Ponadto, jak wskazuje, gminom planuje się odebranie istotnych pieniędzy i jednocześnie oczekuje, że będą inwestować. – Niewątpliwie wprowadzenie opłat z będzie bodźcem do inicjowania inwestycji proretencyjnych, niemniej jednak będzie brakować funduszy finansowych na rozpoczęcie takich inwestycji na szczeblu lokalnym – wskazuje.
Zdaniem wiceministra Mariusza Gajdy dla gmin nie powinien to być jakiś szczególny problem finansowy. Jego zdaniem pieniądze na opłaty mogą pochodzić z nadwyżek operacyjnych wypracowanych przez spółki wodociągowe. – Niekiedy zyski te są bardzo duże. Wtedy już nie będzie potrzeby nakładania dodatkowych opłat na mieszkańców – przekonywał wiceminister w wywiadzie dla DGP.
Rzeczywiście, wyniki niektórych spółek wodociągowych robią wrażenie. Jak podaje „Gazeta Wrocławska”, spośród 16 miejskich spółek wziętych przez nią pod lupę to właśnie tamtejsza miejska spółka wodociągowa (MPWiK) zamknęła ubiegły rok z największym zyskiem wynoszącym ok. 24 mln zł. Ponadto w 2015 r. MPWiK wypłaciło Wrocławiowi solidną dywidendę w wysokości 9,5 mln zł.

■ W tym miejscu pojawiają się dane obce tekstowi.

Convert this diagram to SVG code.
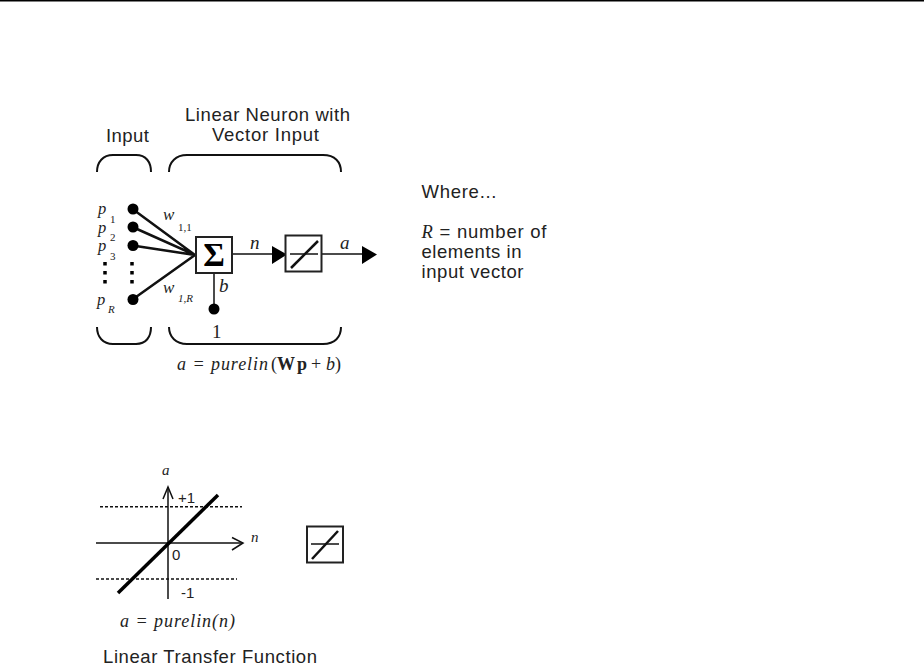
<svg xmlns="http://www.w3.org/2000/svg" width="924" height="665" viewBox="0 0 924 665">
<style>
text{fill:#222}
.s{font-family:"Liberation Sans",Arial,sans-serif;font-size:18.500px}
.p{font-family:"Liberation Sans",Arial,sans-serif;font-size:15px}
.i{font-family:"Liberation Serif","Times New Roman",serif;font-style:italic;font-size:19px}
.v{font-family:"Liberation Serif","Times New Roman",serif;font-style:italic;font-size:16.500px}
.q{font-family:"Liberation Serif","Times New Roman",serif;font-style:italic;font-size:15px}
.r{font-family:"Liberation Serif","Times New Roman",serif;font-size:19px}
.f{font-family:"Liberation Serif","Times New Roman",serif;font-size:18px}
.sm{font-size:11px}
.ln{stroke:#111;fill:none;stroke-width:1.500}
.th{stroke:#111;fill:none;stroke-width:2.500}
.br{stroke:#111;fill:none;stroke-width:2}
.box{stroke:#222;fill:#fff;stroke-width:2}
.dash{stroke:#111;fill:none;stroke-width:1.500;stroke-dasharray:3 2}
.dot{fill:#000}
</style>
<rect width="924" height="665" fill="#fff"/>
<rect x="0" y="0" width="924" height="1.500" fill="#000"/>
<g id="connectors">
<path class="th" d="M132.500 209L195 255M132.500 227L195 255M132.500 245.500L195 255M132.500 299.500L195 255"/>
<path class="ln" d="M232 254H274M322 254H364M214 273V309"/>
<path class="dot" d="M272 246L287 254.500L272 264ZM362 246L377 254.500L362 264Z"/>
<path class="dash" d="M100 506.700H242M96 579H237"/>
<path class="ln" d="M96 543H243M168 487V599"/>
<path class="ln" d="M232 537.500L243 543L232 550M163 499L168 487L173 499"/>
<path d="M118 593L218 495" stroke="#000" stroke-width="3.500" fill="none"/>
</g>
<g id="input-header">
<text class="s" x="106" y="141.500" textLength="43">Input</text>
<path class="br" d="M97 172C97 162 103 155 113 155H136C146 155 151 162 151 172"/>
<path class="br" d="M97 327C97 337 103 344 113 344H136C146 344 151 337 151 327"/>
</g>
<g id="neuron-header">
<text class="s" x="185" y="120.500" textLength="165">Linear Neuron with</text>
<text class="s" x="212" y="140.500" textLength="107">Vector Input</text>
<path class="br" d="M169 172C169 162 176 155 187 155H323C335 155 341 162 341 172"/>
<path class="br" d="M169 327C169 337 176 344 187 344H323C335 344 341 337 341 327"/>
</g>
<g id="p1"><circle class="dot" cx="133" cy="209" r="5.500"/><text class="v" x="98" y="214">p</text><text class="r sm" x="110" y="223">1</text></g>
<g id="p2"><circle class="dot" cx="133" cy="227" r="5.500"/><text class="v" x="98" y="232.500">p</text><text class="r sm" x="110" y="241">2</text></g>
<g id="p3"><circle class="dot" cx="133" cy="245.500" r="5.500"/><text class="v" x="98" y="251">p</text><text class="r sm" x="110" y="260">3</text></g>
<g id="pdots"><path d="M105 262v3.500M105 271v3.500M105 280v3.500M132 262v3.500M132 271v3.500M132 280v3.500" stroke="#000" stroke-width="3.500" fill="none"/></g>
<g id="pR"><circle class="dot" cx="133" cy="299.500" r="5.500"/><text class="v" x="97" y="305">p</text><text class="i sm" x="108" y="313">R</text></g>
<g id="weights">
<text class="i" x="163" y="220" style="font-size:17px">w</text><text class="r sm" x="178" y="231">1,1</text>
<text class="i" x="163" y="293" style="font-size:17px">w</text><text class="i sm" x="178" y="302">1,R</text>
</g>
<g id="sum"><rect class="box" x="196" y="237" width="36" height="36"/><text class="r" x="214" y="266" text-anchor="middle" style="font-size:33px;fill:#000;font-weight:bold">Σ</text></g>
<g id="bias"><circle class="dot" cx="214" cy="309" r="5.500"/><text class="i" x="219" y="292">b</text><text class="r" x="212" y="338">1</text></g>
<text class="i" x="250" y="249">n</text>
<g id="purelin"><rect class="box" x="285.500" y="235.500" width="36" height="36"/><path class="ln" d="M290 254H318"/><path class="th" d="M291 268L318 241"/></g>
<text class="i" x="340" y="249">a</text>
<g id="formula1"><text class="f" x="177" y="370" font-style="italic" textLength="91">a = purelin</text><text class="f" x="271" y="370">(</text><text class="f" x="277" y="370" font-weight="bold" textLength="30">Wp</text><text class="f" x="311" y="370">+</text><text class="f" x="326" y="370" font-style="italic">b</text><text class="f" x="335" y="370">)</text></g>
<g id="where">
<text class="s" x="421.500" y="198" textLength="75">Where...</text>
<text class="s" x="421.500" y="238" textLength="125"><tspan font-family="Liberation Serif" font-style="italic">R</tspan> = number of</text>
<text class="s" x="421.500" y="258" textLength="100">elements in</text>
<text class="s" x="421.500" y="278" textLength="102">input vector</text>
</g>
<g id="plot-labels">
<text class="q" x="162" y="475">a</text>
<text class="q" x="251" y="542">n</text>
<text class="p" x="178" y="503">+1</text>
<text class="p" x="172" y="560">0</text>
<text class="p" x="181" y="598">-1</text>
<text class="f" x="120" y="627" font-style="italic" textLength="115">a = purelin(n)</text>
<text class="s" x="103" y="662.500" textLength="214">Linear Transfer Function</text>
</g>
<g id="purelin-icon"><rect class="box" x="307" y="526.500" width="36" height="36"/><path class="ln" d="M311 544H339"/><path class="th" d="M312 559L338 531"/></g>
</svg>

Przedstawiciele spółek wodociągowych przekonują, że ich sytuacja finansowa nie wszędzie jest różowa. – Wiele wodociągów w kraju ma ponad 100 lat. Pozaciągaliśmy kredyty na modernizację – wskazuje jeden z naszych rozmówców.
Zyskają Wisła i Odra
Gminy przekonują, że nałożenie opłat za deszczówkę to niejedyne obciążenie finansowe, z jakim będą musiały sobie poradzić. – Całe zarządzanie priorytetów inwestycyjnych będzie na szczeblu centralnym i skupi się tylko na Odrze i Wiśle. A szkoda, gdyż doświadczenia wskazują, że zagrożenie powodzi zachodzi głównie na poziomie lokalnym, także ze strony małych potoków. Szkoda, że obecne środki finansowe, jakie zgromadziły gminy i powiaty, pochodzące z opłat środowiskowych, będą zlikwidowane i przekazane na szczebel centralny – ubolewa Maciej Lorek. I zauważa, że to zapewne nie będzie bodźcem do finansowania małej retencji. A to z tych właśnie środków miasto współfinansowało inwestycje budowy zbiorników retencyjnych.